News and Opinion from Sisters, Oregon
The Sisters School District and Barclay Meadows Business Park have cleared a major hurdle toward developing property for light industry on a pair of 30-acre parcels at the north edge of Sisters.
The Deschutes County Commissioners unanimously agreed Wednesday, July 26, to approve two plan amendments and zone changes for the two parcels.
The commissioners overrode the opinion of one of the county's land use hearing officers, attorney Karen Green. Green had recommended denial of the applications based on concerns about the impact of substantial industrial development in a city area with inadequate transportation access.
Neighbors residing in the Trapper Point subdivision adjacent to the sites to the north, as well as the Alliance for Responsible Land Use in Deschutes County (ARLU DeCo), opposed the changes.
The developers and the City of Sisters crafted an agreement in March in which the developers promised to pay over $150,000 each to mitigate traffic impacts. That agreement cleared the way for the county decision.
The commissioners said their decision was to conform to the wishes of the City of Sisters.
"Sisters, through its elected officials (the city council), has said it wants this," said commissioner Tom DeWolf.
He, Luke, and chair Linda Swearingen all agreed that it would be inappropriate for he county to dictate or force a differing opinion upon another jurisdiction. City voters have already authorized annexation of the properties, once the land use process is completed.
The commissioners gave the green light allowing the City of Sisters to bring the parcels within its Urban Growth Boundary. The second part of the proposal involves changing the zoning to the "Light Industrial" (IL) category.

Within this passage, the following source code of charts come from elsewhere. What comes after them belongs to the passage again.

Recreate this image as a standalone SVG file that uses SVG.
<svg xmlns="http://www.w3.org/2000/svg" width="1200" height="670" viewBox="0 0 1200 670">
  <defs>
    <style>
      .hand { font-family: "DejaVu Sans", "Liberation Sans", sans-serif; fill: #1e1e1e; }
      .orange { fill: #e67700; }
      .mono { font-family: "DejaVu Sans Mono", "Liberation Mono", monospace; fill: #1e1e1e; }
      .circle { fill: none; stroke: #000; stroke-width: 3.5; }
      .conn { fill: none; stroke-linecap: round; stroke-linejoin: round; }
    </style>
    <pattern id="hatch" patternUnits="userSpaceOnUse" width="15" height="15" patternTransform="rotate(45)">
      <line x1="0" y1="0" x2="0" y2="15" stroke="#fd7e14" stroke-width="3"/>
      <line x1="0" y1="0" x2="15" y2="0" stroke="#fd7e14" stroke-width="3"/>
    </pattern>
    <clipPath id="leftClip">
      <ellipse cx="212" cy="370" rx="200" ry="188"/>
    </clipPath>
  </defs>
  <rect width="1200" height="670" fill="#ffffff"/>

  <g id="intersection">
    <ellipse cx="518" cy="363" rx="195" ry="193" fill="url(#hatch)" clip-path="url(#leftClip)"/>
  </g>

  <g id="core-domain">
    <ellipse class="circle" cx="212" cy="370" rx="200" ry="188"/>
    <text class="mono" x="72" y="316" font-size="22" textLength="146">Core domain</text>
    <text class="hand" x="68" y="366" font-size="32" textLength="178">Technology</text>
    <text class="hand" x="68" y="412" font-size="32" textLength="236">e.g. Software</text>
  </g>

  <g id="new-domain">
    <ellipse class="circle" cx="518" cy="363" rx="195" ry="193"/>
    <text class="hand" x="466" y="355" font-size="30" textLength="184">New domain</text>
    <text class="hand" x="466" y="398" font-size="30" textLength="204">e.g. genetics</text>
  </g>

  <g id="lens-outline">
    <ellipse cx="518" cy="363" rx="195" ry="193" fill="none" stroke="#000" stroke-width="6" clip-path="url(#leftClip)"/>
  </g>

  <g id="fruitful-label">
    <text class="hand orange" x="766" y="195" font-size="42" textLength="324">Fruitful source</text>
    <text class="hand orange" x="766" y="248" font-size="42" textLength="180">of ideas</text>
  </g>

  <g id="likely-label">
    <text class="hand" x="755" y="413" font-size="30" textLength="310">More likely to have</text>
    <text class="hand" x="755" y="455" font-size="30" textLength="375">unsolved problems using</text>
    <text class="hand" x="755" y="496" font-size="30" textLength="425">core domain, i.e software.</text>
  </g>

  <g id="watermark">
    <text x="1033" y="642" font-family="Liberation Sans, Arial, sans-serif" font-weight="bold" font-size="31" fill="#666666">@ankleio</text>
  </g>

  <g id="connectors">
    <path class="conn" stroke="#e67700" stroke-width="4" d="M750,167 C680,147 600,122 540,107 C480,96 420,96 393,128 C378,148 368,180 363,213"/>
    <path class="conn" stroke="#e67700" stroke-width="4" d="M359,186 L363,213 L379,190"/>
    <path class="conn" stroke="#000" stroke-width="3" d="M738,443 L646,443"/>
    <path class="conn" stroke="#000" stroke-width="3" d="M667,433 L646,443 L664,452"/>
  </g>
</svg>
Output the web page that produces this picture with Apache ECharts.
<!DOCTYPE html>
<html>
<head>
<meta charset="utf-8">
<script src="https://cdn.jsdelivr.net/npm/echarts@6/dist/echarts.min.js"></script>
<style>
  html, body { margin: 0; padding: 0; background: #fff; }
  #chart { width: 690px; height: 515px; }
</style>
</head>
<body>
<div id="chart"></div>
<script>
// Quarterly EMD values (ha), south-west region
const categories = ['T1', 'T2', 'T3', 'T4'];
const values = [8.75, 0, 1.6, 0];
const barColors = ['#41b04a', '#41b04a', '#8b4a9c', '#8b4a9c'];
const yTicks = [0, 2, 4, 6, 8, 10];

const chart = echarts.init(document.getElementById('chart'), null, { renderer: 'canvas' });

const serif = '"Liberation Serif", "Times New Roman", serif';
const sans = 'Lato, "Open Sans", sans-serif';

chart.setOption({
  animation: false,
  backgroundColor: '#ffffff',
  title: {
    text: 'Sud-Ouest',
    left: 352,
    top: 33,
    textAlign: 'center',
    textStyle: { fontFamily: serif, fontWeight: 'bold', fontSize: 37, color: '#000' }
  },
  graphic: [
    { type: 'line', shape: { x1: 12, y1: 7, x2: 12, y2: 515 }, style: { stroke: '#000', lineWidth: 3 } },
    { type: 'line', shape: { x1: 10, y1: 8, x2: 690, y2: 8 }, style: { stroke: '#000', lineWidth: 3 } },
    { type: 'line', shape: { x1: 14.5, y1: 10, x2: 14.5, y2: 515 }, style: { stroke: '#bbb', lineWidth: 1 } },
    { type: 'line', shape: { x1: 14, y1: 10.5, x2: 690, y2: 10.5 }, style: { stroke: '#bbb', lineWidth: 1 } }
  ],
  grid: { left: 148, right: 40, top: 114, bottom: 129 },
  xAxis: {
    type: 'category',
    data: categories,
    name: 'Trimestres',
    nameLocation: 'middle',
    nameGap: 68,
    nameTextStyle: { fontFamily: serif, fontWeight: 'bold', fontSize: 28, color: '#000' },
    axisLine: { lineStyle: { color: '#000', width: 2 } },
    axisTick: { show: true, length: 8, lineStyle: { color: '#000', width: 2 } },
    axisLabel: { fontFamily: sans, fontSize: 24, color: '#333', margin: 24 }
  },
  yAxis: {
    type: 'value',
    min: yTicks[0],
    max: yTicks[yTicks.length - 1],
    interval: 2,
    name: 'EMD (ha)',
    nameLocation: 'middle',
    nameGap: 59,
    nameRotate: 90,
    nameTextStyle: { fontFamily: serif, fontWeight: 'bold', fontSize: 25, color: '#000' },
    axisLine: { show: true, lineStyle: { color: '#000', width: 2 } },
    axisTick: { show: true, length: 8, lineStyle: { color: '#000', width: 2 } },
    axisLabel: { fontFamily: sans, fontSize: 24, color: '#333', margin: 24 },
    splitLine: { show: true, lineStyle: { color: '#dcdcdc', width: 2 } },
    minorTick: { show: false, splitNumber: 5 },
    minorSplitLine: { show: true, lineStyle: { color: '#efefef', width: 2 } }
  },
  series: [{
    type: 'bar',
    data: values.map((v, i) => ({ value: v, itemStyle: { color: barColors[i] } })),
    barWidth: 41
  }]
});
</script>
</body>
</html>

The decision, however, is not expected to lead to change anytime soon.
Before the city's comprehensive plan can be amended to allow the sites in question into the urban boundary, the plan must be approved. Sisters City Planner Neil Thompson said that neither the plan, nor its Transportation Systems Plan (TSP) have received final state approval.
"I've had to put them on the back-burner while I spent the past year working on the sewer issue," explained Thompson. "I'll start to work on them now... but (completion is) at least six months out."
Thompson also told the commissioners that the Sisters City Council couldn't, by law, vote on the final proposal until 45 days after the plan received state approval.
Commissioner Dennis Luke asked county counsel Bruce White to work with the City of Sisters to prepare a development agreement between the city, the county, and the developers to ensure that compatibility issues with neighboring properties and zoning regulations were resolved.
"This issue has taken way too much time," he said.
It may take much more. Howard Paine of ARLU DeCo told the commissioners his group was strongly considering a lawsuit challenging the legality of the proposed changes. County counsel White said a lawsuit could lead to a delay of several years.